**Written instruction**
Will you return, word for word, only the lines from the top of the data below down to and including the one with "import plotly.graph_objects as go"?

━━━ Information supplied

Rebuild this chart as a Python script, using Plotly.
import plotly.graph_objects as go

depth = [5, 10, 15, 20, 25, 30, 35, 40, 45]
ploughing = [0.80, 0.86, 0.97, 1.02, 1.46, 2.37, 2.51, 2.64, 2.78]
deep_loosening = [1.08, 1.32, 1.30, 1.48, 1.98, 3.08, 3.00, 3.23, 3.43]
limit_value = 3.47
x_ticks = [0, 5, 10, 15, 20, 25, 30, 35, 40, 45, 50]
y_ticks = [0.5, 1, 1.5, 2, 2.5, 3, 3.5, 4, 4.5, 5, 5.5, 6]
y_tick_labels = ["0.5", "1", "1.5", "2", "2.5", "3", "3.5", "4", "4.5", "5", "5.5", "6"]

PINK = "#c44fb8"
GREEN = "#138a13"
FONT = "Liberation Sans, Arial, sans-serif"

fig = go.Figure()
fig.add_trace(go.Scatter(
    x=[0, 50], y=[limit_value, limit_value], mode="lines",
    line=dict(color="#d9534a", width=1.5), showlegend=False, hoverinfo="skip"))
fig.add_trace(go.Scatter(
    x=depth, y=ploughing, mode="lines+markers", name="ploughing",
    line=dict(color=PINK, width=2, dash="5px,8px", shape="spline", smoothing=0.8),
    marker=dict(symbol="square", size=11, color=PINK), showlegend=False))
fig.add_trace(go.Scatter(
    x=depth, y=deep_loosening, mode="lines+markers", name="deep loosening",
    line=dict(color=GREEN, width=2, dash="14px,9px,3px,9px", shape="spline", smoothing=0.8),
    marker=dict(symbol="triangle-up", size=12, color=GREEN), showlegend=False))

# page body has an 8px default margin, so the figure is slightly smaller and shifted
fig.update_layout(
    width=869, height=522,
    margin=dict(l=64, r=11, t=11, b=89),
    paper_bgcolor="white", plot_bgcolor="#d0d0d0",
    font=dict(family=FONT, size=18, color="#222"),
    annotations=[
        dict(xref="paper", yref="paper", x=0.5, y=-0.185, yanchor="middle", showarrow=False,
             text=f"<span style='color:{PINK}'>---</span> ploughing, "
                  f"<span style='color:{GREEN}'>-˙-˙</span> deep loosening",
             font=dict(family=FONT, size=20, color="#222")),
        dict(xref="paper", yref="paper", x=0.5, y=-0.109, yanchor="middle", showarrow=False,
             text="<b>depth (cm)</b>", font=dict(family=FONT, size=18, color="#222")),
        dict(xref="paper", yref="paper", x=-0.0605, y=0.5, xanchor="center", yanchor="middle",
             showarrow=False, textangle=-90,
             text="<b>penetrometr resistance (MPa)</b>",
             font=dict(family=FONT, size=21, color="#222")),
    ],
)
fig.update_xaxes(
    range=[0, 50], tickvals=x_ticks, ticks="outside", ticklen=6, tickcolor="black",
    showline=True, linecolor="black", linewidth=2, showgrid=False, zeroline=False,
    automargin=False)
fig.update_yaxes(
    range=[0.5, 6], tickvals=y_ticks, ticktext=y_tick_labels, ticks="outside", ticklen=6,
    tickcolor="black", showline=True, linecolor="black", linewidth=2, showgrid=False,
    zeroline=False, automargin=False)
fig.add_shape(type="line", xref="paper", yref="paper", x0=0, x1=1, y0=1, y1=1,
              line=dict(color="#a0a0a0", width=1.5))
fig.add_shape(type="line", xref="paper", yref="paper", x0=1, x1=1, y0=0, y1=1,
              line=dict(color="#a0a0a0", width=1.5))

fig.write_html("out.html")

━━━━━━

**The output**
Rebuild this chart as a Python script, using Plotly.
import plotly.graph_objects as go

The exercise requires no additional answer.